Isto diz muito da forma como algumas entidades gestoras encaram estes problemas. É claro que estamos a falar muitas vezes de municípios que, com os critérios de aplicação da lei das finanças locais, beneficiam de contribuições muito importantes do Orçamento do Estado. E, portanto, temos cidades como Lisboa em que o fundo de equilíbrio financeiro não transfere um cêntimo para o orçamento da autarquia e temos outras em que chega a ultrapassar os 2000 euros por habitante. Por isso, essas autarquias não se sentem condicionadas ou pressionadas para fazer esses investimentos que permitiriam reduzir a dimensão do problema.

O que fazer para resolver o problema?
É necessário que nos compenetremos de que não podemos continuar a esbanjar os recursos hídricos como ainda vem sendo feito. Em todos os sectores.

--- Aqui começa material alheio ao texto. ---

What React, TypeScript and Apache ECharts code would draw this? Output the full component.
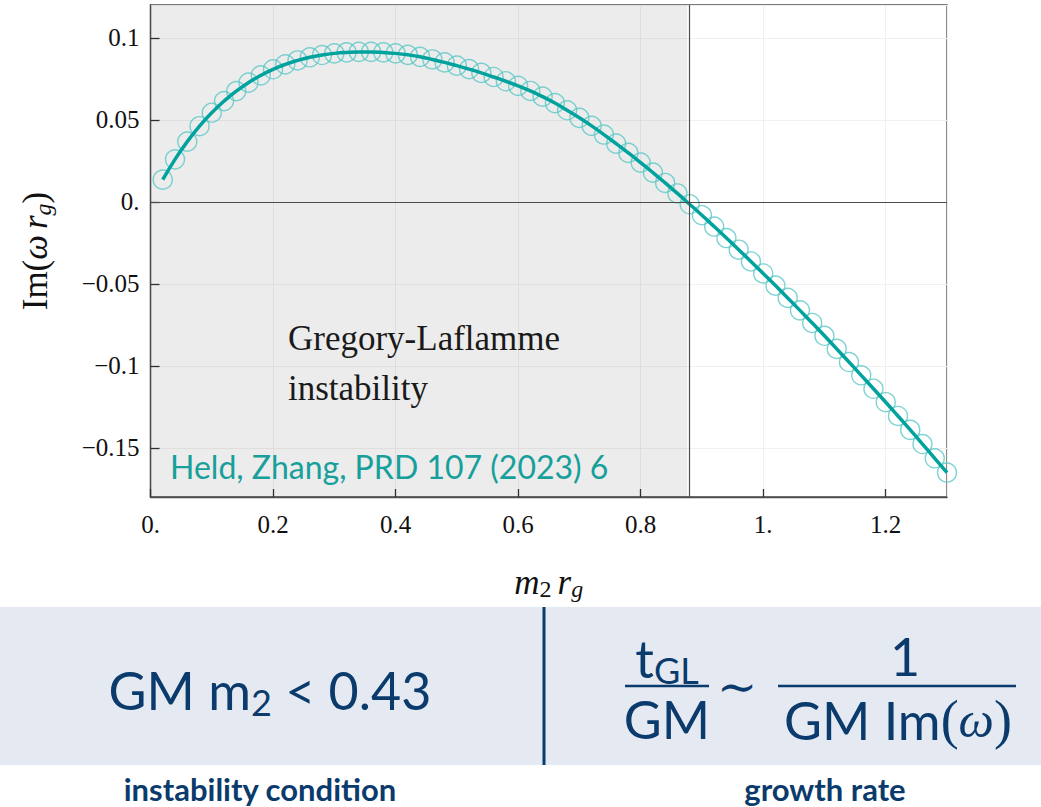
import React, { useEffect, useRef } from "react";
import * as echarts from "echarts";

// m2 * r_g sample points (x) and Im(omega r_g) values (y)
const massValues = [
  0.02, 0.04, 0.06, 0.08, 0.1, 0.12, 0.14, 0.16, 0.18, 0.2,
  0.22, 0.24, 0.26, 0.28, 0.3, 0.32, 0.34, 0.36, 0.38, 0.4,
  0.42, 0.44, 0.46, 0.48, 0.5, 0.52, 0.54, 0.56, 0.58, 0.6,
  0.62, 0.64, 0.66, 0.68, 0.7, 0.72, 0.74, 0.76, 0.78, 0.8,
  0.82, 0.84, 0.86, 0.88, 0.9, 0.92, 0.94, 0.96, 0.98, 1.0,
  1.02, 1.04, 1.06, 1.08, 1.1, 1.12, 1.14, 1.16, 1.18, 1.2,
  1.22, 1.24, 1.26, 1.28, 1.3,
];
const imValues = [
  0.0135, 0.0259, 0.0367, 0.0461, 0.0543, 0.0614, 0.0675, 0.0727, 0.0771, 0.0808,
  0.0838, 0.0862, 0.0881, 0.0895, 0.0905, 0.0911, 0.0914, 0.0914, 0.0911, 0.0905,
  0.0896, 0.0884, 0.0868, 0.085, 0.083, 0.0809, 0.0786, 0.0761, 0.0735, 0.0707,
  0.0676, 0.0641, 0.0602, 0.0558, 0.0512, 0.0463, 0.041, 0.0355, 0.0298, 0.0239,
  0.0178, 0.0115, 0.0051, -0.0015, -0.0082, -0.0151, -0.0221, -0.0292, -0.0364, -0.0437,
  -0.0511, -0.0586, -0.0662, -0.0739, -0.0817, -0.0897, -0.0977, -0.1058, -0.114, -0.1222,
  -0.1306, -0.1391, -0.1477, -0.1564, -0.1651,
];
const instabilityThreshold = 0.876;
const xRange = [0, 1.3];
const yRange = [-0.18, 0.12];
const xTickStep = 0.2;

const annotationLines = ["Gregory-Laflamme", "instability"];
const sourceLabel = "Held, Zhang, PRD 107 (2023) 6";
const conditionCaption = "instability condition";
const rateCaption = "growth rate";

const SERIF = "'Liberation Serif', 'DejaVu Serif', serif";
const SANS = "Lato, 'Open Sans', sans-serif";
const NAVY = "#0b3b6c";
const TEAL = "#00a29e";

const fmt = (v: number) => {
  const r = +v.toFixed(2);
  if (r === 0) return "0.";
  const a = Math.abs(r);
  const s = Number.isInteger(a) ? a + "." : String(a);
  return (r < 0 ? "\u2212" : "") + s;
};

const mathRich = {
  r: { fontFamily: SERIF, fontSize: 35, color: "#111", lineHeight: 38 },
  i: { fontFamily: SERIF, fontStyle: "italic", fontSize: 35, color: "#111", lineHeight: 38 },
  s: { fontFamily: SERIF, fontStyle: "italic", fontSize: 24, color: "#111", lineHeight: 20, verticalAlign: "bottom" },
  n: { fontFamily: SERIF, fontSize: 24, color: "#111", lineHeight: 20, verticalAlign: "bottom" },
  sp: { fontFamily: SERIF, fontSize: 35, color: "#111", lineHeight: 38, width: 6 },
};

export default function App() {
  const ref = useRef<HTMLDivElement>(null);

  useEffect(() => {
    const chart = echarts.init(ref.current!, null, { renderer: "svg" });
    const data = massValues.map((x, i) => [x, imValues[i]]);

    const big = { fontFamily: SANS, fontSize: 52, fill: NAVY, color: NAVY, lineHeight: 60 };
    const bigSub = { fontFamily: SANS, fontSize: 36, fill: NAVY, color: NAVY, lineHeight: 30, verticalAlign: "bottom" };

    chart.setOption({
      animation: false,
      backgroundColor: "#ffffff",
      grid: {
        left: 150.5,
        top: 5,
        right: 94,
        bottom: 310,
        show: true,
        borderColor: "#4d4d4d",
        borderWidth: 1.3,
        backgroundColor: "transparent",
      },
      xAxis: {
        type: "value",
        min: xRange[0],
        max: xRange[1],
        interval: xTickStep,
        axisLine: { show: true, onZero: false, lineStyle: { color: "#4d4d4d", width: 1.3 } },
        axisTick: { show: true, inside: true, length: 8, lineStyle: { color: "#333", width: 1.3 } },
        axisLabel: {
          formatter: fmt,
          fontFamily: SERIF,
          fontSize: 25,
          color: "#111",
          margin: 15,
          showMaxLabel: false,
        },
        splitLine: { show: true, lineStyle: { color: "#f0f0f0", width: 1 } },
        name: "{i|m}{n|2}{sp| }{i|r}{s|g}",
        nameLocation: "middle",
        nameGap: 66,
        nameTextStyle: { rich: mathRich },
      },
      yAxis: {
        type: "value",
        min: yRange[0],
        max: yRange[1],
        splitNumber: 6,
        axisLine: { show: true, onZero: false, lineStyle: { color: "#4d4d4d", width: 1.3 } },
        axisTick: { show: true, inside: true, length: 9, lineStyle: { color: "#333", width: 1.3 } },
        axisLabel: {
          formatter: fmt,
          fontFamily: SERIF,
          fontSize: 25,
          color: "#111",
          margin: 11,
          showMinLabel: false,
          showMaxLabel: false,
        },
        splitLine: { show: true, lineStyle: { color: "#f0f0f0", width: 1 } },
        name: "{r|Im(}{i|\u03c9}{sp| }{i|r}{s|g}{r|)}",
        nameLocation: "middle",
        nameGap: 96,
        nameRotate: 90,
        nameTextStyle: { rich: mathRich },
      },
      series: [
        {
          type: "line",
          data,
          symbol: "none",
          silent: true,
          lineStyle: { opacity: 0, width: 0 },
          z: 1,
          markArea: {
            silent: true,
            itemStyle: { color: "rgba(0,0,0,0.075)", borderWidth: 0 },
            data: [[{ xAxis: xRange[0] }, { xAxis: instabilityThreshold }]],
          },
          markLine: {
            silent: true,
            symbol: ["none", "none"],
            label: { show: false },
            lineStyle: { color: "#4d4d4d", width: 1.2, type: "solid" },
            data: [{ yAxis: 0 }, { xAxis: instabilityThreshold }],
          },
        },
        {
          type: "scatter",
          data,
          symbol: "circle",
          symbolSize: 19,
          itemStyle: { color: "rgba(0,0,0,0)", borderColor: "#5cc8c5", borderWidth: 1.4 },
          z: 3,
        },
        {
          type: "line",
          data,
          smooth: true,
          symbol: "none",
          lineStyle: { color: TEAL, width: 3.5 },
          z: 4,
        },
      ],
      graphic: [
        {
          type: "text",
          z: 10,
          style: {
            x: 288,
            y: 363,
            text: annotationLines.join("\n"),
            fontFamily: SERIF,
            fontSize: 35,
            lineHeight: 50,
            fill: "#1a1a1a",
            align: "left",
            verticalAlign: "middle",
          },
        },
        {
          type: "text",
          z: 10,
          style: {
            x: 170,
            y: 466,
            text: sourceLabel,
            fontFamily: SANS,
            fontSize: 32,
            fill: "#17a09b",
            align: "left",
            verticalAlign: "middle",
          },
        },
        {
          type: "rect",
          z: 1,
          shape: { x: 0, y: 607, width: 1041, height: 158 },
          style: { fill: "#e5eaf2" },
        },
        {
          type: "line",
          z: 2,
          shape: { x1: 544, y1: 607, x2: 544, y2: 765 },
          style: { stroke: NAVY, lineWidth: 3 },
        },
        {
          type: "text",
          z: 3,
          style: {
            x: 270,
            y: 690,
            text: "{a|GM m}{b|2}{a| < 0.43}",
            rich: { a: big, b: bigSub },
            fill: NAVY,
            align: "center",
            verticalAlign: "middle",
          },
        },
        {
          type: "text",
          z: 3,
          style: {
            x: 667,
            y: 658,
            text: "{a|t}{b|GL}",
            rich: { a: big, b: bigSub },
            fill: NAVY,
            align: "center",
            verticalAlign: "middle",
          },
        },
        {
          type: "line",
          z: 3,
          shape: { x1: 625, y1: 686, x2: 709, y2: 686 },
          style: { stroke: NAVY, lineWidth: 2.5 },
        },
        {
          type: "text",
          z: 3,
          style: {
            x: 667,
            y: 719,
            text: "GM",
            fontFamily: SANS,
            fontSize: 52,
            fill: NAVY,
            align: "center",
            verticalAlign: "middle",
          },
        },
        {
          type: "text",
          z: 3,
          style: {
            x: 737,
            y: 686,
            text: "\u223c",
            fontFamily: SERIF,
            fontSize: 48,
            fill: NAVY,
            align: "center",
            verticalAlign: "middle",
          },
        },
        {
          type: "text",
          z: 3,
          style: {
            x: 905,
            y: 656,
            text: "1",
            fontFamily: SANS,
            fontSize: 52,
            fill: NAVY,
            align: "center",
            verticalAlign: "middle",
          },
        },
        {
          type: "line",
          z: 3,
          shape: { x1: 778, y1: 686, x2: 1016, y2: 686 },
          style: { stroke: NAVY, lineWidth: 2.5 },
        },
        {
          type: "text",
          z: 3,
          style: {
            x: 898,
            y: 720,
            text: "{a|GM Im}{p|(}{w|\u03c9}{p|)}",
            fill: NAVY,
            rich: {
              a: { fontFamily: SANS, fontSize: 52, fill: NAVY, color: NAVY, lineHeight: 60 },
              p: { fontFamily: SERIF, fontSize: 54, fill: NAVY, color: NAVY, lineHeight: 60 },
              w: { fontFamily: SERIF, fontStyle: "italic", fontSize: 50, fill: NAVY, color: NAVY, lineHeight: 60 },
            },
            align: "center",
            verticalAlign: "middle",
          },
        },
        {
          type: "text",
          z: 3,
          style: {
            x: 260,
            y: 789,
            text: conditionCaption,
            fontFamily: SANS,
            fontWeight: "bold",
            fontSize: 31,
            fill: NAVY,
            align: "center",
            verticalAlign: "middle",
          },
        },
        {
          type: "text",
          z: 3,
          style: {
            x: 825,
            y: 789,
            text: rateCaption,
            fontFamily: SANS,
            fontWeight: "bold",
            fontSize: 31,
            fill: NAVY,
            align: "center",
            verticalAlign: "middle",
          },
        },
      ],
    });

    return () => chart.dispose();
  }, []);

  return (
    <div
      ref={ref}
      style={{ position: "absolute", left: 0, top: 0, width: 1041, height: 807, background: "#fff" }}
    />
  );
}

Ainda há utilizadores que não fazem uma gestão parcimoniosa do recurso. Temos de colocar o foco, por um lado, na extensão dos serviços - e há municípios onde ainda estão por fazer investimentos importantes para que a água chegue a toda a gente - e, por outro, economizar os recursos.

Aquela situação de Viseu, por exemplo, que ocorreu há dois anos é incompreensível porque era perfeitamente expectável conhecendo a situação e os recursos que são mobilizáveis na albufeira de Fagilde. Esta situação irá repetir-se ciclicamente até que seja encontrada uma solução mais duradoura, que tem de ser procurada pelos interessados e pelas autarquias que usam o recurso.

Recusar sistematicamente hipóteses como seja a integração no universo das empresas do grupo Águas de Portugal para depois sozinhos não serem capazes de encontrar soluções ou recusarem as agregações que este Governo tem vindo a tentar promover não leva a parte nenhuma. E o problema vai-se repetir porque aquela origem de água não é suficiente para aquilo que se pretende.